I would deem this dual os environment unnecessary for the level of work
that is being done. The open source tools would be a very nice replacement
for those who wish to be entirely mac based.
> Completely agreed. So, where else should we advertise?
Three ideas come to mind.
1) Arrange for gEDA talks at these schools
- MIT Media Labs
- NYU ITP
- Parsons School of Design
- Harvard's Visual and Environment Studies
- CMU School of Art and Human Computer Interaction Institute
- others...
2) Write the first book on "Open Source Physical Computing Tools".
3) gEDA howto articles in monthly zines:
- Everyday Practical Electronics
- Nuts and Volts
- Linux Journal
- Wired
- etc.
> Yes, the debian and redhat packages are very important. I've
> finding myself also installing more and more things via the automated
> systems rather than installing from source.

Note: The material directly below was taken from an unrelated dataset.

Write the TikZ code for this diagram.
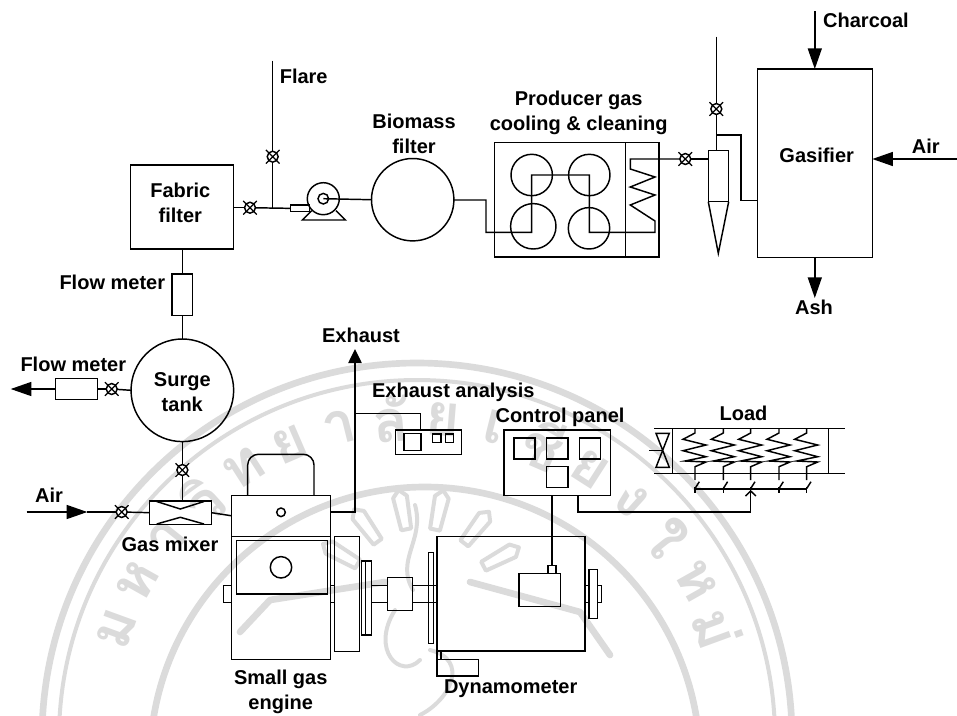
\documentclass[tikz,border=0pt]{standalone}
\usepackage{fontspec}
\setmainfont{Liberation Sans}
\newfontfamily\thaifont[Script=Thai]{Loma}
\usetikzlibrary{arrows.meta,fit,calc}
\definecolor{wmgray}{gray}{0.86}
\tikzset{
  x=0.75pt,y=-0.75pt,
  line/.style={draw=black,line width=1.1pt,line join=miter},
  box/.style={line,rectangle,inner sep=0pt,outer sep=0pt},
  round/.style={line,circle,inner sep=0pt,outer sep=0pt},
  label/.style={font=\fontsize{15}{18.6}\selectfont\bfseries,align=center,inner sep=0pt},
  valvec/.style={line,circle,fill=white,inner sep=0pt,outer sep=0pt,minimum size=8.2pt},
  flow/.style={line,-{Triangle[length=15.5pt,width=10.5pt]}},
  smallflow/.style={line,-{Triangle[length=10.5pt,width=10pt]}},
  wm/.style={draw=wmgray,line width=5pt,line cap=round,line join=round},
  wmt/.style={draw=wmgray,line width=3pt,line cap=round,line join=round},
}
\newcommand{\bx}[5]{\node[box,fit={(#2,#3)(#4,#5)}] (#1) {};}
\newcommand{\valve}[3]{\node[valvec] (#1) at (#2,#3) {};
  \draw[line,line width=0.9pt] ($(#1.center)+(-6.8,-6.8)$) -- ($(#1.center)+(6.8,6.8)$)
     ($(#1.center)+(-6.8,6.8)$) -- ($(#1.center)+(6.8,-6.8)$);}
\newcommand{\rnode}[4]{\node[round,minimum size=#4*0.75pt] (#1) at (#2,#3) {};}
\begin{document}
\begin{tikzpicture}
\useasboundingbox (0,0) rectangle (957,715);
% ---- watermark seal
\begin{scope}
\clip (0,0) rectangle (957,715);
\draw[wm] (417,738) circle[radius=375];
\draw[wmt] (417,738) circle[radius=358];
\draw[wm] (425,762) circle[radius=275];
\foreach \ch [count=\i] in {ม,ห,า,วิ,ท,ย,า,ลั,ย,เ,ชี,ย,ง,ใ,ห,ม่}{
  \pgfmathsetmacro\wa{160-(\i-1)*9.33}
  \pgfmathsetmacro\wrot{\wa-90}
  \node[text=wmgray,font=\thaifont\bfseries\fontsize{44}{44}\selectfont,rotate=\wrot,inner sep=0pt] (wm\i)
    at ({417+320*cos(\wa)},{738-320*sin(\wa)}) {\ch};
}
\foreach \wr in {-62,-38,-12,11,36,60}{
  \begin{scope}[shift={(420,600)},rotate=\wr]
    \draw[wmt] (-7,-105) -- (0,-112) -- (7,-105) -- (5,-72) -- (-5,-72) -- cycle;
  \end{scope}
}
\draw[wm] (240,632) -- (270,600) -- (385,582);
\draw[wm] (610,655) -- (580,612) -- (470,582);
\draw[wmt] (413,590) .. controls (395,560) and (425,540) .. (415,505);
\draw[wmt] (395,610) .. controls (370,650) and (400,680) .. (420,660);
\draw[wmt] (430,650) .. controls (470,660) and (450,700) .. (420,715);
\end{scope}
% ---- gasifier
\bx{gasifier}{757.3}{69}{872.3}{257.7}
\node[label] (tgas) at (816.7,155) {Gasifier};
\coordinate (charsrc) at (814.8,11);
\draw[flow] (charsrc) -- (charsrc |- gasifier.north);
\node[label] (tchar) at (866,20) {Charcoal};
\coordinate (airsrc) at (957,159);
\draw[flow] (airsrc) -- (airsrc -| gasifier.east);
\node[label] (tair) at (925.7,146) {Air};
\coordinate (ashend) at (814.8,298);
\draw[flow] (ashend |- gasifier.south) -- (ashend);
\node[label] (tash) at (814,307.5) {Ash};
% ---- cyclone
\bx{cyc}{708.3}{150.3}{728.7}{201.7}
\coordinate (conetip) at (718.3,253.3);
\draw[line] (cyc.south west) -- (conetip) -- (cyc.south east);
\coordinate (cyctop) at (716.3,36.7);
\valve{vcyc}{716.3}{109}
\coordinate (cycin) at (716.3,150.3);
\draw[line] (cyctop) -- (vcyc);
\draw[line] (vcyc) -- (cycin);
\coordinate (brk) at (716.3,135);
\draw[line] (brk) -- (741,135) |- (757.3,200.7);
% ---- cooler
\bx{cooler}{494.3}{142.3}{659}{257}
\draw[line] (625.7,142.3) -- (625.7,257);
\node[label] (tprod) at (578.7,113) {Producer gas\\cooling \& cleaning};
\valve{vcool}{685.3}{159}
\coordinate (coil) at (630.3,159);
\draw[line] (708.3,159) -- (vcool);
\draw[line] (vcool) -- (coil) -- (630.3,169) -- (655,177) -- (630.3,187) -- (655,195) -- (630.3,205) -- (655,221) -- (655,232.3) -- (589.3,232.3) -- (589.3,175) -- (531.7,175) -- (531.7,232.3) -- (486,232.3) -- (486,200) -- (453.9,200);
\rnode{c1}{531.7}{175}{41.4}
\rnode{c2}{589.3}{175}{41.4}
\rnode{c3}{533.3}{226.3}{45.4}
\rnode{c4}{589}{228.3}{41.4}
% ---- biomass filter, pump
\rnode{biom}{412.7}{199.7}{82.4}
\node[label] (tbiom) at (414,133.5) {Biomass\\filter};
\rnode{pump}{323.3}{198.7}{32}
\rnode{pumpi}{323.3}{198.7}{10.6}
\draw[line] (pumpi.center) -- (biom.west);
\coordinate (bl) at (302.3,220);
\coordinate (br) at (345.3,220);
\draw[line] (311.7,210.7) -- (bl) -- (br) -- (336,210.7);
\bx{pout}{290.7}{205}{309.5}{211.7}
% ---- fabric filter
\bx{fabric}{130.3}{165}{233.3}{249}
\node[label] (tfab) at (180.3,203) {Fabric\\filter};
\valve{vfab}{250}{207.7}
\draw[line] (233.3,207.7) -- (vfab);
\draw[line] (vfab) -- (pout.west);
\coordinate (flaretop) at (272.7,60.7);
\coordinate (flarej) at (272.7,207.7);
\valve{vflare}{272.7}{156.7}
\draw[line] (flaretop) -- (vflare);
\draw[line] (vflare) -- (flarej);
\node[label] (tflare) at (303.7,76.7) {Flare};
% ---- flow meter 1, surge tank
\bx{fm1}{172}{274}{192.7}{315.3}
\node[label] (tfm1) at (112.3,282.5) {Flow meter};
\draw[line] (182.35,249) -- (fm1.north);
\rnode{surge}{182.35}{390.3}{102.6}
\draw[line] (fm1.south) -- (surge.north);
\node[label] (tsurge) at (182.3,392.5) {Surge\\tank};
\valve{vsur}{111.7}{389}
\bx{fm2}{55.7}{378.7}{97.7}{399.3}
\draw[line] (surge.west) -- (vsur);
\draw[line] (vsur) -- (fm2.east);
\coordinate (fm2end) at (10.7,389);
\draw[flow] (fm2.west) -- (fm2end);
\node[label] (tfm2) at (73.3,364.5) {Flow meter};
% ---- gas mixer
\bx{mixer}{149.7}{501}{211.3}{524.3}
\valve{vmix}{182.35}{470}
\draw[line] (surge.south) -- (vmix);
\draw[line] (vmix) -- (182.35,501);
\draw[line] (156.7,501.5) -- (180.3,509) -- (204,501.5);
\draw[line] (156.7,524) -- (180.3,517.3) -- (204,524);
\node[label] (tmix) at (170,544.5) {Gas mixer};
\coordinate (airl) at (26.7,512);
\coordinate (airm) at (87.3,512);
\draw[flow] (airl) -- (airm);
\valve{vair}{121.7}{512}
\draw[line] (airm) -- (vair);
\draw[line] (vair) -- (mixer.west);
\node[label] (tair2) at (49,495.5) {Air};
% ---- engine
\bx{engtop}{231.7}{495.3}{330.7}{536.3}
\bx{englow}{231.7}{536.3}{330.7}{659.7}
\draw[line] (mixer.east) -- (engtop.west);
\draw[line,rounded corners=8pt] (247.7,495.3) -- (247.7,454.3) -- (314,454.3) -- (314,495.3);
\rnode{engdot}{281}{512.3}{8.6}
\bx{engwin}{236.7}{540.7}{327.3}{594}
\rnode{engc}{281}{567.3}{21.4}
\bx{engl}{223.3}{585.7}{231.7}{602.3}
\bx{engr}{330.7}{585.7}{334.3}{602.3}
\bx{fly}{334.3}{536.7}{359.3}{651.7}
\bx{disc}{361.7}{561}{371.7}{635}
\draw[line] (365.7,561) -- (365.7,635);
\node[label] (teng) at (280.7,692) {Small gas\\engine};
% ---- shaft and dynamometer
\bx{coup}{387.3}{577.7}{412.7}{610.3}
\draw[line] (371.7,585.7) -- (387.3,585.7) (371.7,602.3) -- (387.3,602.3);
\bx{dyno}{437}{536.7}{585}{651}
\draw[line] (412.7,585.7) -- (437,585.7) (412.7,602.3) -- (437,602.3);
\bx{dyndisc}{428.3}{552.7}{433.7}{643.3}
\bx{dynbox}{519}{573.3}{560.3}{606.3}
\bx{dynsm}{548}{565.3}{556}{573.3}
\bx{dynr}{585}{585.7}{589}{602.3}
\bx{dynd2}{589}{569.3}{597.3}{618.7}
\bx{dynr2}{597.3}{585.7}{601.7}{602.3}
\bx{foot}{437}{659.3}{478.3}{676}
\bx{footl}{437}{651}{441}{659.3}
\node[label] (tdyn) at (510.7,688.5) {Dynamometer};
% ---- exhaust
\coordinate (exhtip) at (355,349);
\draw[smallflow] (engtop.east |- 0,512) -| (exhtip);
\node[label] (texh) at (361,335.5) {Exhaust};
\bx{ana}{395.7}{430}{461.7}{454.3}
\bx{ana1}{404}{433.3}{421}{450.7}
\bx{ana2}{432.7}{434}{441}{442.3}
\bx{ana3}{445.3}{434}{453.7}{442.3}
\coordinate (exhj) at (355,413.3);
\draw[line] (exhj) -| (420.7,430);
\node[label] (tana) at (453.3,392.5) {Exhaust analysis};
% ---- control panel
\bx{panel}{504}{430}{610.7}{495.7}
\bx{p1}{514}{438}{535}{459}
\bx{p2}{546.7}{438}{568}{459}
\bx{p3}{579.3}{438}{600.7}{459}
\bx{p4}{546.7}{466.7}{568}{487.7}
\node[label] (tpan) at (560,417.5) {Control panel};
\draw[line] (dynsm.north |- panel.south) -- (dynsm.north);
% ---- load
\coordinate (bt1) at (654,428.7);  \coordinate (bt2) at (845,428.7);
\coordinate (bb1) at (654,473.7);  \coordinate (bb2) at (845,473.7);
\draw[line] (bt1) -- (bt2);
\draw[line] (bb1) -- (bb2);
\draw[line] (672.3,428.7) -- (672.3,473.7);
\draw[line] (828.3,428.7) -- (828.3,473.7);
\draw[line] (656,433.3) -- (669.3,433.3) -- (656,467.3) -- (669.3,467.3) -- cycle;
\draw[line] (649.3,450.3) -- (662.7,450.3);
\node[label] (tload) at (743.5,413) {Load};
\foreach \lx in {695,723.3,750.7,779,806.7}{
  \draw[line] (\lx,428.7) -- (\lx,433) -- (\lx-12,439.3) -- (\lx+11,445) -- (\lx-12,450.7) -- (\lx+11,456.7) -- (\lx-10,461) -- (\lx+11,462) -- (\lx,466.7) -- (\lx,480);
  \draw[line] (\lx+4.3,481.7) -- (\lx,488.5);
  \draw[line] (\lx,486.5) -- (\lx,492.5);
}
\draw[line] (695,489) -- (806.7,489);
\coordinate (lin) at (750.7,491);
\draw[line] (745.5,496) -- (lin) -- (755.9,496);
\draw[line] (578,495.7) |- (750.7,512) -- (lin);
\end{tikzpicture}
\end{document}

The fink packages too (OS/X users higher level interface to
apt-get/dpkg). Charles Lepple has been doing a fine job trying to keep
these fink packages up to date.
> As Karel pointed out, opencollector.org seems to be the only
> central place. Maybe we should advertise it more as well.
> Anybody else have some more ideas/comments? Thanks.
opencollector.org really is has a nice collection of tools, looks
like it too just needs some promotion. I think its time for a book. A
collaborative "Open Source Electronics Howto" might also work.